Do any laptops support ECC RAM? Lots of machines will run with ECC RAM but only a few can perform SECDED (single error correction, double error detection). I had SECDED in my previous desktop and the machine seemed more stable than the one I had before. Here's Daniel Bernstein's rant on the subject: http://cr.yp.to/hardware/ecc.html
Microsoft's datacenters have a straightforward policy for dealing with software errors: first restart the service, if that doesn't fix it then restart the OS, and if that doesn't fix it then swap out the machine.
I don't say that cosmic rays cannot happen (well, they absolutely certainly do, I mean whether they can cause memory corruption that actually make some difference in the running system), but this is quite strange. No such faults were happening before this single incident and now, there many similar faults happening regularly? Why should I suspect the cosmic rays (was there any reason for such a sudden change in their activity and visibility of it?) and not an hardware fault?
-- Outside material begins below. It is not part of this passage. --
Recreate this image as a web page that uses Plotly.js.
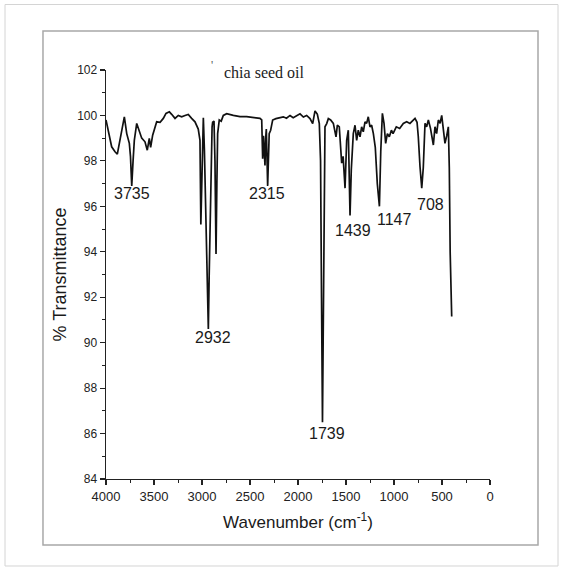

These kinds of memory errors are more often caused by alpha particles emitted by radioactive elements in the chip package: http://en.wikipedia.org/wiki/Soft_error
For those who want to know more about cosmic rays, Wikipedia is filled with goodness on the subject. (http://en.wikipedia.org/wiki/Cosmic_ray) I was looking for stats on average density per m2 to determine just how prevalent this effect might be in ground-based electronics. It's been a major problem with high-altitude and satellite equipment for a long, long time.
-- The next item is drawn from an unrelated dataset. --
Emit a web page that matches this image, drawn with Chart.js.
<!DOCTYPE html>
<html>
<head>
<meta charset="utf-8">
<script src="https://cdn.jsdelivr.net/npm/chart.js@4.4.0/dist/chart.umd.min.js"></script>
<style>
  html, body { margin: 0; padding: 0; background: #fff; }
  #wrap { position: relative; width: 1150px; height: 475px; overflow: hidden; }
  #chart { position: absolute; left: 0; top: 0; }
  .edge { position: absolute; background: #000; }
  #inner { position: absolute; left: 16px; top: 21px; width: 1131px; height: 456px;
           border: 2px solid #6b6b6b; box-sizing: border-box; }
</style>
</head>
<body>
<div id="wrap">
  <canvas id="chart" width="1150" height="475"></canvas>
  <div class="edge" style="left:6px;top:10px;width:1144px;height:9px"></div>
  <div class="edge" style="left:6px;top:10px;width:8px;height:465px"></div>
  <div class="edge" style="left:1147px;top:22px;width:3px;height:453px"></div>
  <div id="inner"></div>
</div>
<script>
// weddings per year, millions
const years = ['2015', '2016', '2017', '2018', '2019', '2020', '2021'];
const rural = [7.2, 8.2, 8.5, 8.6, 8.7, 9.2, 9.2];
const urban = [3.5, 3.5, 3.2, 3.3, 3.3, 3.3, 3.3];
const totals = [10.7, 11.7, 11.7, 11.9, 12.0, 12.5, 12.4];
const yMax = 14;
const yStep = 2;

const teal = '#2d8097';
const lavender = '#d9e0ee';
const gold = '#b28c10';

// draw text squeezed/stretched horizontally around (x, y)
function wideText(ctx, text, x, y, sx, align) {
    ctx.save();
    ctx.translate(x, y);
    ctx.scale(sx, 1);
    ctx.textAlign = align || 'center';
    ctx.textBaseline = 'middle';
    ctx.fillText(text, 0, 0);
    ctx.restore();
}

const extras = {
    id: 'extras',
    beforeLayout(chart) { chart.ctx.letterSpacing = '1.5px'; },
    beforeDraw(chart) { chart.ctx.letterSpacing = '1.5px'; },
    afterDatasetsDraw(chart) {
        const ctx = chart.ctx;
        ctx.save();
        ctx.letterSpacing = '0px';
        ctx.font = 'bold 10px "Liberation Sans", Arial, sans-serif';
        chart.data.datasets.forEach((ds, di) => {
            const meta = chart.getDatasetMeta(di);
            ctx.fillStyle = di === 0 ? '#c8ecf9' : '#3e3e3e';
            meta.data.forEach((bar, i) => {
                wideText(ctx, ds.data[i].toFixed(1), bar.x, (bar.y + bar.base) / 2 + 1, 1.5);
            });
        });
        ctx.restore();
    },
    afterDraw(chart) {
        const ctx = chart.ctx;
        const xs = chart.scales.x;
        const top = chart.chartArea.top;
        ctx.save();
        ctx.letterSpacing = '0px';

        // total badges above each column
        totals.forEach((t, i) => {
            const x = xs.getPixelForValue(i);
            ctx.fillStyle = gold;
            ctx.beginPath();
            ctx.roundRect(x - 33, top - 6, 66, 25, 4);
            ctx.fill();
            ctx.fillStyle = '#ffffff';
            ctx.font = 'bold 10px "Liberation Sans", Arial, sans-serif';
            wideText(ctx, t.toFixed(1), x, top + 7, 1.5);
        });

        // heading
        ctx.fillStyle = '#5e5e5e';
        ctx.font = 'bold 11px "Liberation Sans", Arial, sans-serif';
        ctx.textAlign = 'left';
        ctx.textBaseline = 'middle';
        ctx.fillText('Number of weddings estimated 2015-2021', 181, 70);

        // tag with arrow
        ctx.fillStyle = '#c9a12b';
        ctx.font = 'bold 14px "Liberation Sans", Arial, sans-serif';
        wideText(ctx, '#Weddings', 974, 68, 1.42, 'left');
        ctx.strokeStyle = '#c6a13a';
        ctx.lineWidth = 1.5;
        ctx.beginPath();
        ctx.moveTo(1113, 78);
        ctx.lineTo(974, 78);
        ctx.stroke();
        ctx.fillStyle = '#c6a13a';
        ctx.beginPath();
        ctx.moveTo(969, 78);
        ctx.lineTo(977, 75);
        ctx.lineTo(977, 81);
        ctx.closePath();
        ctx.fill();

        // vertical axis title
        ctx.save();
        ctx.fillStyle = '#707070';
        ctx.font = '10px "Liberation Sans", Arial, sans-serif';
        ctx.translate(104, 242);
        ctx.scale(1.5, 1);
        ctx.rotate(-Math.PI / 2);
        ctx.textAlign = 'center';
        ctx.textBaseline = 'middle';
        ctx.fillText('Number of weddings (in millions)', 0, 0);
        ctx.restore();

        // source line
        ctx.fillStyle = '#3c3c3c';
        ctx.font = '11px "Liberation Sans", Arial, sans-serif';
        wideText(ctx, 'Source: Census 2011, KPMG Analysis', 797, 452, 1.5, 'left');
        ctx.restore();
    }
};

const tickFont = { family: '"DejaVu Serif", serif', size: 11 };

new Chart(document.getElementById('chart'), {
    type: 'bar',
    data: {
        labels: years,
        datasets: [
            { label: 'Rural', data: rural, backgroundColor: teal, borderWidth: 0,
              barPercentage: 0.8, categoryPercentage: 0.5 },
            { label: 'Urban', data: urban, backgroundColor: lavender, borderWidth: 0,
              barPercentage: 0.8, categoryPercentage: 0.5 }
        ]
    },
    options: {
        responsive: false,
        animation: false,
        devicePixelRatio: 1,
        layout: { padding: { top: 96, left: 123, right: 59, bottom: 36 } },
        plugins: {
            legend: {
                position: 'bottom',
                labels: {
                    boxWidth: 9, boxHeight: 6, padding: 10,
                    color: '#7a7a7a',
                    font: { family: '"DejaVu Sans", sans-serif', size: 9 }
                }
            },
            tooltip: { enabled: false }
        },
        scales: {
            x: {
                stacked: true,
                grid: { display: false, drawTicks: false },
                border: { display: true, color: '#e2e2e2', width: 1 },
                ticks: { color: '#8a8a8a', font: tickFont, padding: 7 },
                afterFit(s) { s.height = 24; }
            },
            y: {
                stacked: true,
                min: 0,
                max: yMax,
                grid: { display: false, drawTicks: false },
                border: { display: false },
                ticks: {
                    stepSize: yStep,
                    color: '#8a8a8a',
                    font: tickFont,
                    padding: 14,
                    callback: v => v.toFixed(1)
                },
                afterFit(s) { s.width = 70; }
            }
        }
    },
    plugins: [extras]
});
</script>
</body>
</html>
From my experience, I think it is unlikely to be due to cosmic rays.Most likely culprit could be power supply or data buffers. Those non tantalum capacitors then to end of life faster if you're operating in high humidity conditions.
This reminded me of a number of random crashes that a client of my previous company had. Stackdumps just showed random errors. We had about a years worth of crash logs from a couple thousand of network switches (they were an ISP). We initially suggested that this might be a problem with cosmic rays. We even checked the frequency of the random crashes with sunspot cycles. No relationship found. Turns out it was due to another component failing due to a design error.
Great work digging into this issue. A memory test is probably in order.
I learned about ECC RAM when I was trying to figure out why server lease deals were so inexpensive relative to others. For instance, the last I checked, hetzner.de's hardware does not support ECC RAM. I am of course not calling out hetzner, and there are other factors in such deals.
While lead is a good choice for photon radiation, it is a very bad choice to shield against charged particles. Because lead is very dense (which is why it is good for xrays or gamma rays), it slows down the protons/electrons very quickly, producing brehmsstraulangw. low density materials such as acrylic or wood or concretemight be better.
Although, becuase the protons are such high energy, I can't imagine how much material it would take. This stuff is very bhigh energy, and very nasty to stop. To get an idea of what kind of shielding you'd need, I'd look at the shielding used at the lhc, tevatron, and slac. they all produce particles of comparable energy.
I think ECC ram might be cheaper, up to a point, maybe shielding would be better for data centers.
> Idea: Use pieces of lead sheeting to shield the RAM chips from cosmic radiation.
It's really difficult to find lead that doesn't emit various particles itself. (Yup, lead has radioactive isotopes.)
IIRC, there have been memory/logic errors traced to radioactive particles from solder, perhaps even the lead. (This was back in the days when solder contained lead.)
This seems like a bit of a red flag that in reality something else is actually going wrong with his computer.